Hodya is in an uncomfortable position, as pretty much anyone would be who's dating Joel. It's probably a lot easier for both of them when they're in different cities, which is probably why the long-distance relationship lasted. She loves him but she's not a therapist and has her own needs, which he is either oblivious to or hopes will go away.
(For some reason I find it really hard to write young female characters--I constantly feel the feminists breathing down my neck and feel this crushing responsibility to make sure my ladies are strong powerful womyn who run with the wolves or something.)
I'm not sure it occurred to Joel that he could take Kathleen and leave the others, actually. It would have been unfair, but better than nothing, surely? I don't know. One does a lot of these sorts of problems in ethics classes, and individualism along the lines of "I like you/know you so I'll save you first" is naturally frowned upon.
I originally wrote it with them busting the patients out, but then I ran into the problem of thirty kids in a Volvo sedan and I hit my head on the table a few thousand times. Taking only Kathleen didn't smell right either.
no subject
Date: 2006-05-21 09:58 pm (UTC)Funnily enough, the person I know who does this most often? Is a professed Joss-hater. But he's watched the Joss shows. I think it's something one could pick up from too much lj, even without the source exposure.
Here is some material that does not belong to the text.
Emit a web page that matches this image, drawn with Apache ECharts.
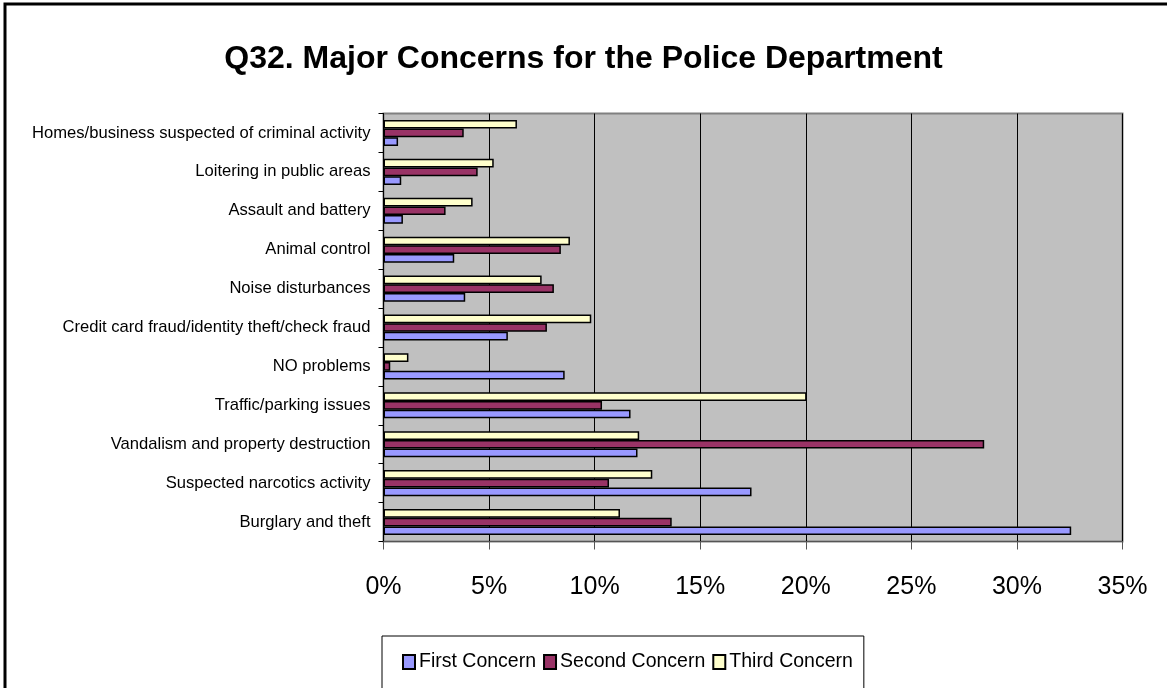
<!DOCTYPE html>
<html>
<head>
<meta charset="utf-8">
<script src="https://cdn.jsdelivr.net/npm/echarts@6/dist/echarts.min.js"></script>
<style>
  html, body { margin: 0; padding: 0; background: #fff; }
  #chart { width: 1167px; height: 688px; }
</style>
</head>
<body>
<div id="chart"></div>
<script>
// categories, bottom to top
var categories = [
  'Burglary and theft',
  'Suspected narcotics activity',
  'Vandalism and property destruction',
  'Traffic/parking issues',
  'NO problems',
  'Credit card fraud/identity theft/check fraud',
  'Noise disturbances',
  'Animal control',
  'Assault and battery',
  'Loitering in public areas',
  'Homes/business suspected of criminal activity'
];
var firstConcern  = [32.57, 17.43, 12.03, 11.70, 8.58, 5.89, 3.87, 3.35, 0.92, 0.84, 0.69];
var secondConcern = [13.65, 10.68, 28.45, 10.35, 0.32, 7.74, 8.07, 8.40, 2.94, 4.46, 3.80];
var thirdConcern  = [11.20, 12.73, 12.11, 20.04, 1.18, 9.84, 7.49, 8.83, 4.22, 5.22, 6.32];
var seriesNames = ['First Concern', 'Second Concern', 'Third Concern'];

var chart = echarts.init(document.getElementById('chart'));

var option = {
  animation: false,
  textStyle: { fontFamily: 'Liberation Sans, Arial, sans-serif' },
  title: {
    text: 'Q32. Major Concerns for the Police Department',
    left: 'center',
    top: 38,
    textStyle: { fontSize: 32, fontWeight: 'bold', color: '#000', fontFamily: 'Liberation Sans, Arial' }
  },
  graphic: [
    {
      type: 'rect',
      shape: { x: 5, y: 4, width: 1175, height: 700 },
      style: { fill: 'none', stroke: '#000', lineWidth: 3 },
      silent: true
    }
  ],
  legend: {
    data: seriesNames,
    left: 382,
    top: 636,
    padding: [16, 11, 20, 20],
    itemWidth: 12,
    itemHeight: 14,
    itemGap: 7,
    borderColor: '#000',
    borderWidth: 1,
    icon: 'rect',
    textStyle: { fontSize: 19.5, color: '#000', padding: [0, 0, 0, -1] }
  },
  grid: {
    left: 383.5,
    right: 44.5,
    top: 113.5,
    bottom: 146.5,
    show: true,
    backgroundColor: '#c0c0c0',
    borderColor: '#808080',
    borderWidth: 2,
    containLabel: false,
    outerBoundsMode: 'none'
  },
  xAxis: {
    type: 'value',
    min: 0,
    max: 35,
    interval: 5,
    axisLine: { show: true, lineStyle: { color: '#555', width: 1 } },
    axisTick: { show: true, length: 8, lineStyle: { color: '#555' } },
    axisLabel: { formatter: '{value}%', fontSize: 25, color: '#000', margin: 33 },
    splitLine: { show: true, lineStyle: { color: '#000', width: 1 } }
  },
  yAxis: {
    type: 'category',
    data: categories,
    axisLine: { show: true, lineStyle: { color: '#000', width: 1 } },
    axisTick: { show: true, length: 5, lineStyle: { color: '#000' } },
    axisLabel: { fontSize: 16.6, color: '#000', margin: 13 },
    splitLine: { show: false }
  },
  // drawn third-first so the first concern sits at the bottom of each group
  series: [
    {
      name: seriesNames[2],
      type: 'bar',
      data: thirdConcern,
      barGap: '0%',
      barCategoryGap: '33%',
      itemStyle: { color: '#ffffcc', borderColor: '#000', borderWidth: 1.5 }
    },
    {
      name: seriesNames[1],
      type: 'bar',
      data: secondConcern,
      itemStyle: { color: '#993366', borderColor: '#000', borderWidth: 1.5 }
    },
    {
      name: seriesNames[0],
      type: 'bar',
      data: firstConcern,
      itemStyle: { color: '#9999ff', borderColor: '#000', borderWidth: 1.5 }
    }
  ]
};

chart.setOption(option);
</script>
</body>
</html>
I'm tragically behind on THL, but I'll get there.
no subject
Date: 2006-05-21 10:35 pm (UTC)It sort of makes me want to get very cranky and say "never read or watch anything again except Dickens and BBC Shakespeare, consarn it" but--but I like Star Trek. Even if it makes my characters sound like Ben Sisko when they get impassioned. (Ha, I should be so lucky. I once detected a note of Anne fucking Rice in a very dramatic scene and I had to lie down for awhile.)
no subject
Date: 2006-05-21 10:46 pm (UTC)It's funny how we grow accustomed to writing styles. On a much more basic level, I remember the first thing I ever read that was written in the third person present tense when I was eight or so -- Make Like a Tree and Leave by Patricia Danziger -- and how much I hated it. But I read so much fanfiction that's in the present, it takes conscious thought for me to write fiction in the past.
no subject
Date: 2006-05-31 12:15 pm (UTC)no subject
Date: 2006-06-01 08:34 pm (UTC)ahh, lovely...
Date: 2006-06-02 04:32 am (UTC)I guess what really stood out was Joel's...uncertainty about what to do, and then his characteristic firmness when he does decide to go to the clinic to see what's going on.
I like the characterization of Hodya too.
The wait for the next chapter is agonizing :) hope you post soon. Genevieve.